The Seiko UC-3000 - one of the very first smartwatches

Smartwatches have been the next big thing since 1982. But 2015 is going to be different: when the Apple Watch drops early next year it's going to start a whole new wave of wearable tech.


And if that doesn't? Well, we've got smartwatches to look forward to from pretty much everyone else.


So what's different this time, and why haven't smartwatches really taken off before now? Let's look at some of the major milestones - and mistakes.


1982: Pulsar NL C01

Pulsar is a Seiko brand, and while the NL C01 was rather primitive by today's standards - it stored just 24 digits of information - it was quickly followed by more models such as 1984's UC-2000 and 1985's UC-3000. Both of these watches were ambitious: you could buy them with a dock that boasted a thermal printer and a memory cartridge slot.

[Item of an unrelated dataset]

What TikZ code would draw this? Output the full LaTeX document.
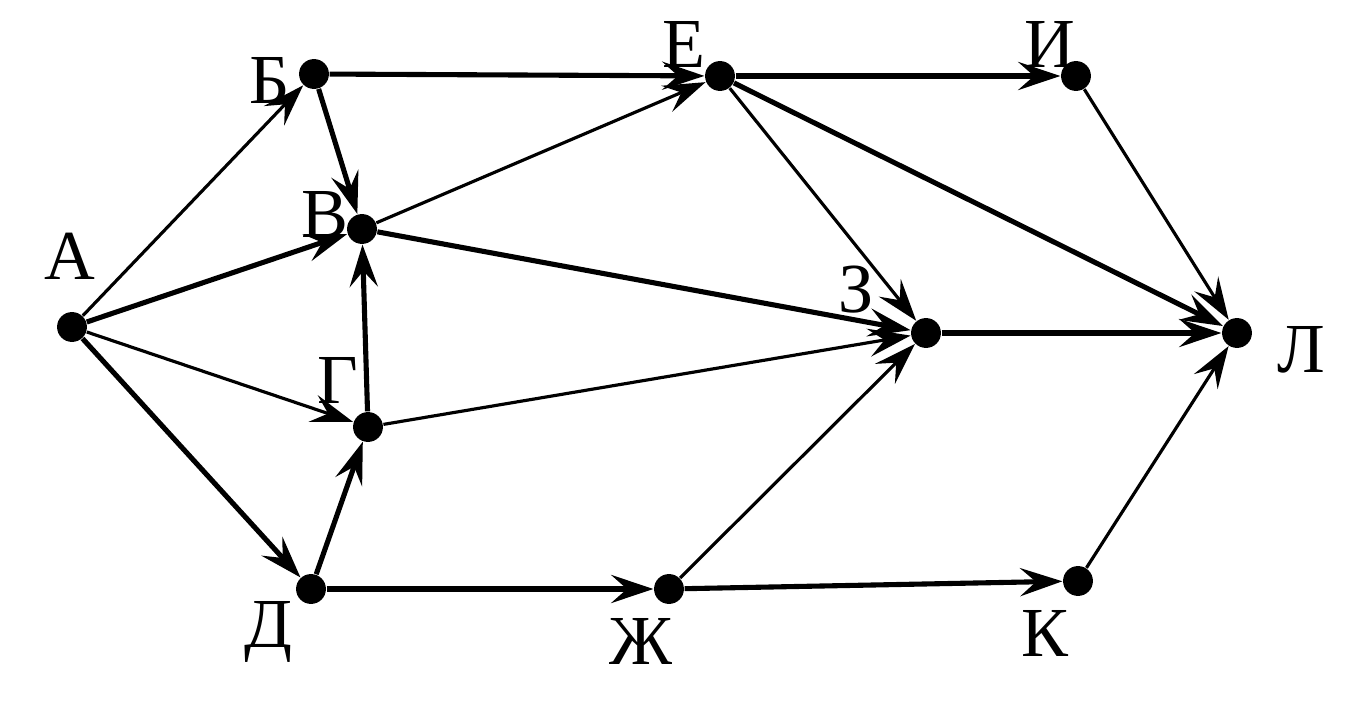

Ambitious is a relative term, of course: mid-eighties smart watches were still rather gimmicky. What they didn't have was connectivity. Bluetooth was a decade away and cellular hardware was far too big and far too expensive: the enormous Motorola DynaTAC 8000X would set you back a whopping $3,995.


1984: Seiko RC-1000

Seiko's RC-1000 synchronised via a cable, and it was compatible with the various PCs of the time including Apple and Commodore C64 hardware.

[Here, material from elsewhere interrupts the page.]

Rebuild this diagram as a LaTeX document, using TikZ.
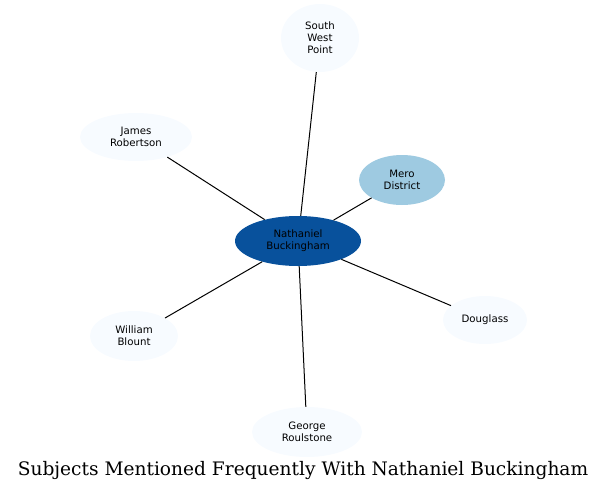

Another model, the RC-4000 (dubbed the PC Datagraph) was released in 1985 and that shrugged off the plastic look of the RC-1000, favouring a stainless steal chassis.

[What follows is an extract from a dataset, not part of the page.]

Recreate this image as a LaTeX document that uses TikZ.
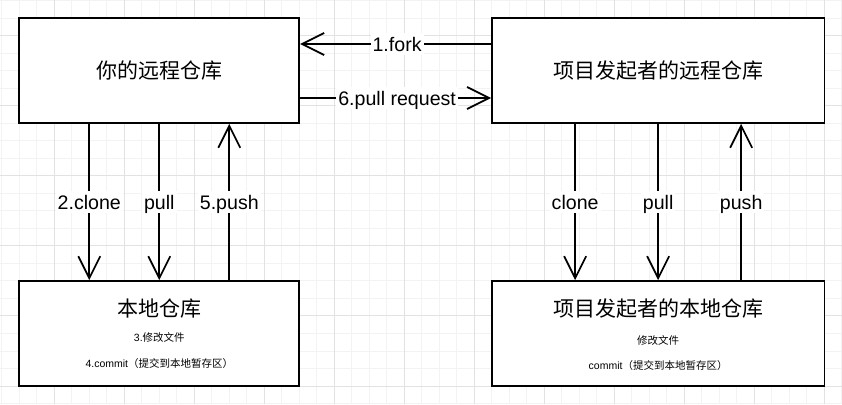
\documentclass[tikz,border=0pt]{standalone}
\usepackage{fontspec}
\setmainfont{Liberation Sans}
\newfontfamily\cjk{Noto Sans CJK SC}
\definecolor{grid_minor}{RGB}{243, 243, 243}
\definecolor{grid_major}{RGB}{226, 226, 226}
\usepackage{tikz}
\usetikzlibrary{arrows.meta, positioning}

\begin{document}
\begin{tikzpicture}[x=1pt, y=1pt, font=\fontsize{19.6}{23}\selectfont,
      repo/.style={draw, line width=1.75pt, fill=white, inner sep=0pt,
                   minimum height=105pt, font=\cjk\fontsize{21}{25}\selectfont},
      head/.style={inner sep=0pt, font=\cjk\fontsize{21}{25}\selectfont},
      note/.style={inner sep=0pt, font=\fontsize{10.5}{13}\selectfont},
      tag/.style={fill=white, inner sep=2pt, text height=17pt, text depth=1pt},
      arr/.style={-{Straight Barb[length=22pt, width=22pt]}, line width=1.75pt}]
      \useasboundingbox (0,0) rectangle (842,404);
      % Grille
      \fill[white] (0,0) rectangle (842,404);
      \foreach \i in {0,...,48}
        \draw[grid_minor, line width=1pt] ({1.8+17.5*\i},0) -- ++(0,404);
      \foreach \i in {0,...,23}
        \draw[grid_minor, line width=1pt] (0,{403-17.5*\i}) -- ++(842,0);
      \foreach \i in {0,...,11}
        \draw[grid_major, line width=1pt] ({54.3+70*\i},0) -- ++(0,404);
      \foreach \i in {0,...,5}
        \draw[grid_major, line width=1pt] (0,{368-70*\i}) -- ++(842,0);
      % Dépôts distants
      \node[repo, minimum width=280pt] (mine)
        at (159.3,333.5) {你的远程仓库};
      \node[repo, minimum width=332.5pt] (origin)
        at (658.15,333.5) {项目发起者的远程仓库};
      % Dépôts locaux
      \node[repo, minimum width=280pt] (mylocal)
        at (159.3,70.5) {};
      \node[head] (mylocaltitle) at (159.3,95) {本地仓库};
      \node[note] (mylocaledit) at (159.3,66.7) {3.{\cjk 修改文件}};
      \node[note] (mylocalcommit) at (159.3,40.3)
        {4.commit{\cjk （提交到本地暂存区）}};
      \node[repo, minimum width=332.5pt] (originlocal)
        at (658.15,70.5) {};
      \node[head] (originlocaltitle) at (658.15,95) {项目发起者的本地仓库};
      \node[note] (originlocaledit) at (658.15,63.5) {\cjk 修改文件};
      \node[note] (originlocalcommit) at (658.15,38.5)
        {commit{\cjk （提交到本地暂存区）}};
      % fork / pull request
      \draw[arr] ([yshift=26.5pt]origin.west) -- ([yshift=26.5pt]mine.east)
        node[tag, midway, xshift=1.5pt] (fork) {1.fork};
      \draw[arr] ([yshift=-27.5pt]mine.east) -- ([yshift=-27.5pt]origin.west)
        node[tag, midway, xshift=1.5pt] (pr) {6.pull request};
      % clone / pull / push
      \draw[arr] ([xshift=-70pt]mine.south) -- ([xshift=-70pt]mylocal.north)
        node[tag, midway] (myclone) {2.clone};
      \draw[arr] (mine.south) -- (mylocal.north)
        node[tag, midway] (mypull) {pull};
      \draw[arr] ([xshift=70pt]mylocal.north) -- ([xshift=70pt]mine.south)
        node[tag, midway] (mypush) {5.push};
      \draw[arr] ([xshift=-83pt]origin.south) -- ([xshift=-83pt]originlocal.north)
        node[tag, midway] (originclone) {clone};
      \draw[arr] (origin.south) -- (originlocal.north)
        node[tag, midway] (originpull) {pull};
      \draw[arr] ([xshift=83pt]originlocal.north) -- ([xshift=83pt]origin.south)
        node[tag, midway] (originpush) {push};
    \end{tikzpicture}
\end{document}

It was known for its unusual three-line dot-matrix type and the fact that it housed 2KB of RAM.


1990: Seiko Receptor

The next big shift in smart watches happened at the turn of the decade, and it went beep - literally in the case of Swatch, whose The Beep watch followed in the footsteps of Seiko's 1990 Receptor, a watch that doubled as a pager.



For the first time, smart watches were wirelessly connected to the wider world. All they needed now was all the other stuff. That stuff started to appear in late 90s, largely thanks to - you guessed it - Seiko.


1998: Seiko Ruputer

The 1998 Ruputer (later launched as the OnHand PC in the US) was more of a computer than a watch, boasting a 16-bit processor and 128KB of RAM. The screen wasn't up to much - it was a 102x64 mono LCD - and it wasn't a touchscreen, but you could write apps for the Ruputer in C.



Samsung was thinking about smart watches too: its SPH-WP10 was the first watch phone, although while the device has spawned several imitators it was never an enormous success.



IBM and Citizen tried a Linux smart watch, the WatchPad, but it was short lived. Fossil lasted longer, having found a way to cram the Palm OS into a much smaller screen (Palm OS was designed for PDAs, but Fossil's watches used smaller cellphone screens): it launched multiple models from 2002 to 2005.